Beginning February 16, 2020 at 08:21UTC, and over the next two days, partners in the DE1 zone began to experience increased latency followed by an error page. The first service interruption lasted 27 minutes. The second interruption, on February 17 lasted three minutes and the last, on February 18 lasted 24 minutes, for a total of 55 minutes over three consecutive days.
The underlying cause of the interruptions was an inefficient method in the Autotask application code, used for querying Installed Products. The method was returning ALL Products whenever a user queried for or navigated to a control that queried Products. Historically, this has not been an issue, however, shortly prior to these incidents a partner mistakenly imported over 993,000 products manually into their database. When a user in that partner’s database queried Products, the inefficient method queried ALL 993,000+ Products, causing race conditions on the web server making the call. As the web server became overloaded, the query was passed to the next web server, which was also overwhelmed by the query. The query would continue passing to the next web server until all of the web servers for the zone were overloaded, bringing the zone down.

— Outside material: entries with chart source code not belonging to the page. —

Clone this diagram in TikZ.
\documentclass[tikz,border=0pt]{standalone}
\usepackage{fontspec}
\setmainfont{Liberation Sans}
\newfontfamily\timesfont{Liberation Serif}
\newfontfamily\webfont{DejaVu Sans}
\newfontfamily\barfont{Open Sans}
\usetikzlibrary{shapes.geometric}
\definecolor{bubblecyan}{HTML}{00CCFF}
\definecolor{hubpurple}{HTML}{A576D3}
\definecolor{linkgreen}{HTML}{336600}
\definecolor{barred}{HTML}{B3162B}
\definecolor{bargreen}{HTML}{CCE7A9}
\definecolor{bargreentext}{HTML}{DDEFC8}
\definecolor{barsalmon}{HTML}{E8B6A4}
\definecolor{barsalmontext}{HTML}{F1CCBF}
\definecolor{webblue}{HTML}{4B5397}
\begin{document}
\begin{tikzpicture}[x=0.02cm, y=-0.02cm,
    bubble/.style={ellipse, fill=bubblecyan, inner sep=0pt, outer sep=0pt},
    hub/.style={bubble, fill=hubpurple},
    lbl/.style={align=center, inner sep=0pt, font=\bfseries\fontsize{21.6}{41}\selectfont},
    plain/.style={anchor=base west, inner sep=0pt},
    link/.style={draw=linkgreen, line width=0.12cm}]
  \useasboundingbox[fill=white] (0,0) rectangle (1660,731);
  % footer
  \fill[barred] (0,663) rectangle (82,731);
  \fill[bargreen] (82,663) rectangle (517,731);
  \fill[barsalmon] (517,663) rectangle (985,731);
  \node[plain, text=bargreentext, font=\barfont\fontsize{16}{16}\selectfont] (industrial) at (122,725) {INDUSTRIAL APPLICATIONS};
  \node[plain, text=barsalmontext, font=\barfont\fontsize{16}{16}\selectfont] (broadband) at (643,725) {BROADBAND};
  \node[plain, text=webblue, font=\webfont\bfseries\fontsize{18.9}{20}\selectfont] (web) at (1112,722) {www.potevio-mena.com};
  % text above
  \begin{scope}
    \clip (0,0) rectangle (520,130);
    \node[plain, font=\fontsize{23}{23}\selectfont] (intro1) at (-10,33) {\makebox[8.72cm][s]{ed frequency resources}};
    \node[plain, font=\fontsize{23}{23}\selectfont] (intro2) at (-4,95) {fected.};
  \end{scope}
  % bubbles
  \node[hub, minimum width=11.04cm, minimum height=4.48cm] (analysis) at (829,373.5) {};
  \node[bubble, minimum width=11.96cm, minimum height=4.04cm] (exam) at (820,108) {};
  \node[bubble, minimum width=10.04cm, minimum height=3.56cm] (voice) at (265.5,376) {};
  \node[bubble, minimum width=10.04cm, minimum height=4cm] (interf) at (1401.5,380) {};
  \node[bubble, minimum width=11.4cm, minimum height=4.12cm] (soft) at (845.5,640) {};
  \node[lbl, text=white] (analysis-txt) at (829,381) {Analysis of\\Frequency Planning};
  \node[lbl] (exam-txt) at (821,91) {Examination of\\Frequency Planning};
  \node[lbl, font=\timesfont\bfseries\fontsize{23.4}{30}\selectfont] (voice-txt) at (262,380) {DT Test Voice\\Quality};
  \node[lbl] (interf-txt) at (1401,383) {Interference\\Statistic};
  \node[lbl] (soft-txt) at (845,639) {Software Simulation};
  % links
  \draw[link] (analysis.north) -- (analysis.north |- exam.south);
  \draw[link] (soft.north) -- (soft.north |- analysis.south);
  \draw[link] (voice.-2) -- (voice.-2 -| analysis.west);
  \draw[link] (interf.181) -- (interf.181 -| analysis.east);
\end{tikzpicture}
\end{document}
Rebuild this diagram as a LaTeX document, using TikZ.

Datto’s Development Engineers have inspected and replaced nine inefficient calls that formerly would try to return all rows for items such as Products. These calls now only return a portion of the data and will not cause any load increase on web servers.
We will continue to serve our partners in order to allow them to use Autotask PSA to run their business reliably without undue limitations. We will undertake edge-case testing of large-scale data sets to determine if there are other opportunities to increase efficiency or eliminate causes of service interruption.